De todos modos, igual que en obras anterior, es destacable el hecho de que a pensar de que Bellow habla aquí de temas muy serios: la vejez, la muerte, la intrascendencia práctica del mundo de las ideas, siempre lo hace con un desesperado e inteligente sentido del humor. Ya dije en las entradas correspondientes a Herzog o Carpe Diem, que uno de los discípulos más aventajados de Bellow es, sin duda, Phillip Roth; ahora veo también que otro de los más insignes artistas judíos del siglo XX, Woody Allen, también ha tomado más de una idea de Saul Bellow para sus películas; las divertidas escenas de Citrine recorriendo Chicago junto al matón de Cantabile parecían escritas para que Allen las llevara a la pantalla. Me han gustado también las reflexiones de Bellow sobre la condición del judío, así como la del norteamericano: “Los norteamericanos son incapaces de guardar secretos. En la Segunda Guerra Mundial, a los británicos les desquiciaba nuestra incapacidad de mantener la boca cerrada. Por suerte, los alemanes no se creyeron que fuéramos tan bocazas. Se imaginaron que filtrábamos deliberadamente información falsa.” (pág. 226)

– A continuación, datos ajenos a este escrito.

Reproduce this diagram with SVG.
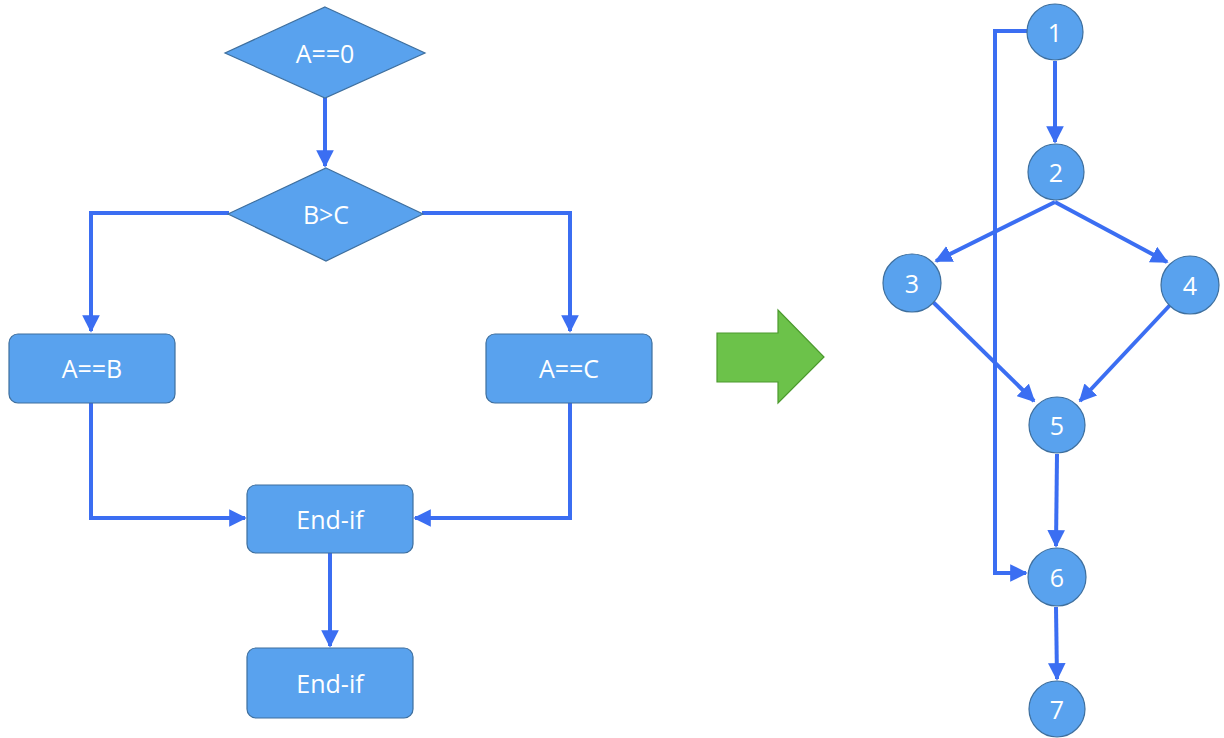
<svg xmlns="http://www.w3.org/2000/svg" width="1224" height="738" viewBox="0 0 1224 738">
  <defs>
    <marker id="arrow" viewBox="0 0 10 10" refX="9" refY="5" markerWidth="4.4" markerHeight="4.4" orient="auto" markerUnits="strokeWidth">
      <path d="M0,0 L10,5 L0,10 z" fill="#3b6ef2"/>
    </marker>
    <style>
      .node { fill: #59a2ee; stroke: #3e6f9e; stroke-width: 1.2; }
      .label { font-family: "Open Sans", "Liberation Sans", sans-serif; font-size: 25px; fill: #ffffff; text-anchor: middle; dominant-baseline: central; }
      .edge { fill: none; stroke: #3b6ef2; stroke-width: 4; marker-end: url(#arrow); }
    </style>
  </defs>
  <rect width="1224" height="738" fill="#ffffff"/>

  <!-- flowchart connectors -->
  <g id="flow-edges">
    <path class="edge" d="M325,98 V166"/>
    <path class="edge" d="M229,213 H91 V331"/>
    <path class="edge" d="M422,213 H570 V331"/>
    <path class="edge" d="M91,403 V518 H245"/>
    <path class="edge" d="M570,403 V518 H415"/>
    <path class="edge" d="M330,553 V646"/>
  </g>

  <!-- flowchart nodes -->
  <g id="f-a0">
    <polygon class="node" points="325,7 425,53 325,98 225,53"/>
    <text class="label" x="325" y="53">A==0</text>
  </g>
  <g id="f-bc">
    <polygon class="node" points="326,168 423,214 326,261 228,214"/>
    <text class="label" x="326" y="214">B&gt;C</text>
  </g>
  <g id="f-ab">
    <rect class="node" x="9" y="334" width="166" height="69" rx="9"/>
    <text class="label" x="92" y="368">A==B</text>
  </g>
  <g id="f-ac">
    <rect class="node" x="486" y="334" width="166" height="69" rx="9"/>
    <text class="label" x="569" y="368">A==C</text>
  </g>
  <g id="f-endif1">
    <rect class="node" x="247" y="485" width="166" height="68" rx="9"/>
    <text class="label" x="330" y="519">End-if</text>
  </g>
  <g id="f-endif2">
    <rect class="node" x="247" y="648" width="166" height="70" rx="9"/>
    <text class="label" x="330" y="683">End-if</text>
  </g>

  <!-- transformation arrow -->
  <g id="convert-arrow">
    <polygon points="717,333 778,333 778,310 824,357 778,403 778,382 717,382" fill="#6cc24a" stroke="#4c9a2e" stroke-width="1.2"/>
  </g>

  <!-- control-flow graph connectors -->
  <g id="cfg-edges">
    <path class="edge" d="M1027,31 H995 V573 H1026"/>
    <path class="edge" d="M1055,61 V142"/>
    <path class="edge" d="M1055,202 L936,261"/>
    <path class="edge" d="M1055,202 L1167,262"/>
    <path class="edge" d="M933,302 L1034,401"/>
    <path class="edge" d="M1171,304 L1080,401"/>
    <path class="edge" d="M1057,454 L1056,546"/>
    <path class="edge" d="M1056,607 L1057,679"/>
  </g>

  <!-- control-flow graph nodes -->
  <g id="n1"><circle class="node" cx="1055" cy="32" r="28"/><text class="label" x="1055" y="32">1</text></g>
  <g id="n2"><circle class="node" cx="1056" cy="172" r="28"/><text class="label" x="1056" y="172">2</text></g>
  <g id="n3"><circle class="node" cx="912" cy="283" r="29"/><text class="label" x="912" y="283">3</text></g>
  <g id="n4"><circle class="node" cx="1190" cy="285" r="29"/><text class="label" x="1190" y="285">4</text></g>
  <g id="n5"><circle class="node" cx="1057" cy="425" r="28"/><text class="label" x="1057" y="425">5</text></g>
  <g id="n6"><circle class="node" cx="1057" cy="577" r="29"/><text class="label" x="1057" y="577">6</text></g>
  <g id="n7"><circle class="node" cx="1057" cy="709" r="28"/><text class="label" x="1057" y="709">7</text></g>
</svg>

Como curiosidad, final el último tramo de la novela transcurre en Madrid. Citrine se traslada con Renata hasta el Hotel Ritz de la capital y da paseos por el Retiro. Después se mudará a una humilde pensión del centro. “Muchos españoles alardean de que Madrid es una de las capitales mundiales del robo de carteras”, se dice en la página 553, y a mí no me queda más remedio que creer a Citrine.
Me gustó mucho Herzog, pero creo que todavía me ha gustado más El legado de Humboldt, una de las novelas más inteligentes, melancólicas y a la vez divertidas que he leído nunca, con una creación de personajes y de situaciones vivísimas. Charlie Citrine es uno de los grandes personajes de la literatura norteamericana y Saul Bellow uno de sus más grandes escritores.
El legado de Humboldt me ha parecido una obra maestra absoluta.